Generally speaking , you will weigh meats with the scale and measure veggies and liquids with the cups and spoons. For liquids, 4 fl. oz. = 1/2 cup, but NOT for solids! For example, 4 oz by weight of vegetables can be 1 – 2 cups easily, not 1/2 cup. You will need to use a measuring cup to measure your salad veggies and cooked veggies, NOT a scale. Otherwise, you could inadvertently go WAY over on your carb counts, and stall or even reverse your losses!

The first tricky hurdle is finding the right food description. Fitday often gives you many choices, like with bone or without, with skin or without, cooked in various ways, etc. Then it sometimes say NS, which means Not Specified, for which they use an average, I guess. So I try to be as accurate as I can. (I’d rather weigh my chicken in ounces, for example, than to say “breast, large”. Too vague; too much margin for error.)

The next hurdle is entering the right quantity. Fitday has these default quantities that seem really bizarre to me, like ounces for wine but cups for olive oil. So, first I enter all the correct foods, remembering even a tsp of butter on my veggies or a tablespoon of half and half in my coffee. Once I get my description entered, then I go back and adjust quantities, like 1 Tbs instead of 1 cup, or 2 eggs instead of 1. For fractions, I use decimal form. like .5 for 1/2. I also learned the hard way to click on “Save Changes”!

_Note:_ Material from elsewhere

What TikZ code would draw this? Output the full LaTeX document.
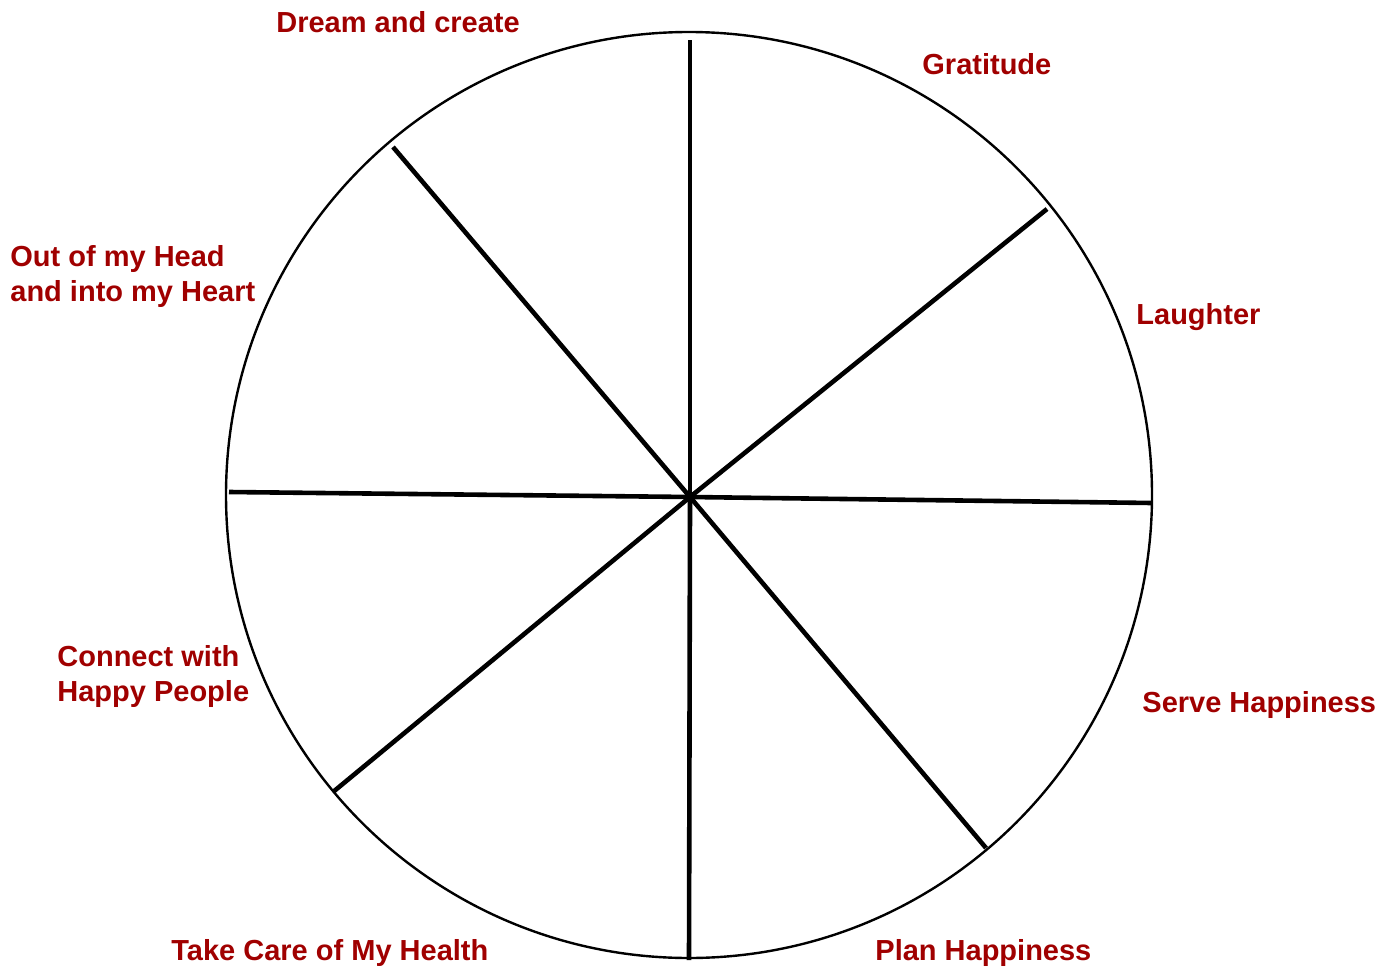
\documentclass[tikz,border=0pt]{standalone}
\usepackage{fontspec}
\setmainfont{Liberation Sans}
\definecolor{wheelred}{RGB}{160,0,0}

\begin{document}
\begin{tikzpicture}[
    x=0.5pt, y=-0.5pt,
    every node/.style={font=\bfseries\fontsize{14.5}{17.5}\selectfont, text=wheelred, inner sep=0pt, align=left},
    lbl/.style={anchor=base west},
    spoke/.style={line width=2.3pt, black},
    rim/.style={line width=1.2pt, black},
]
\useasboundingbox (0,0) rectangle (1395,968);

% Parameters
\def\Rwheel{463}

% === Rim of the wheel ===
\coordinate (hub) at (690,497);
\draw[rim] (689,495) circle (\Rwheel);

% === Spokes (end points on the rim) ===
\coordinate (s1) at (690,40);
\coordinate (s2) at (1047,209);
\coordinate (s3) at (1152,503);
\coordinate (s4) at (986,848);
\coordinate (s5) at (689,960);
\coordinate (s6) at (333,792);
\coordinate (s7) at (229,492);
\coordinate (s8) at (393,147);
\foreach \s in {s1,s2,s3,s4,s5,s6,s7,s8}
    \draw[spoke] (hub) -- (\s);

% === Segment labels (base = baseline of last line) ===
\node[lbl] (dream)   at (276,33)  {Dream and create};
\node[lbl] (grat)    at (922,75)  {Gratitude};
\node[lbl] (laugh)   at (1136,324) {Laughter};
\node[lbl] (serve)   at (1142,712) {Serve Happiness};
\node[lbl] (plan)    at (875,960) {Plan Happiness};
\node[lbl] (health)  at (171,960) {Take Care of My Health};
\node[lbl] (connect) at (57,701)  {Connect with\\Happy People};
\node[lbl] (head)    at (10,301)  {Out of my Head\\and into my Heart};

\end{tikzpicture}
\end{document}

You can even use FitDay to plan out your day’s menu. That way you can see if it will work without putting you over your limits. If not, you can readjust before you eat it, instead of being blindsided after the fact. Personally, I’m often surprised by the difference between what I THINK something will total out to be, and what it really is. Sometimes my guesses were over, but usually I grossly underestimate carbs and calories if I don’t weigh. measure, and enter faithfully. I’ve also learned that making LITTLE changes often makes a BIG difference in outcome!

Calorieking.com and dietfacts.com are both good places to look up foods that aren’t prepopulated into Fitday’s data bank. Dietfacts has lots of restaurant food, too, and even has a feature that will let you import a result directly into Fitday with a click, if you have both open at once.

It was a pain at first, but by now I have many of my regular foods remembered, or set up as a Custom Food. I also use Fitday to record my weight and exercise, and I use the journal to post my menus and/or my struggles and successes. It has become a necessity to me!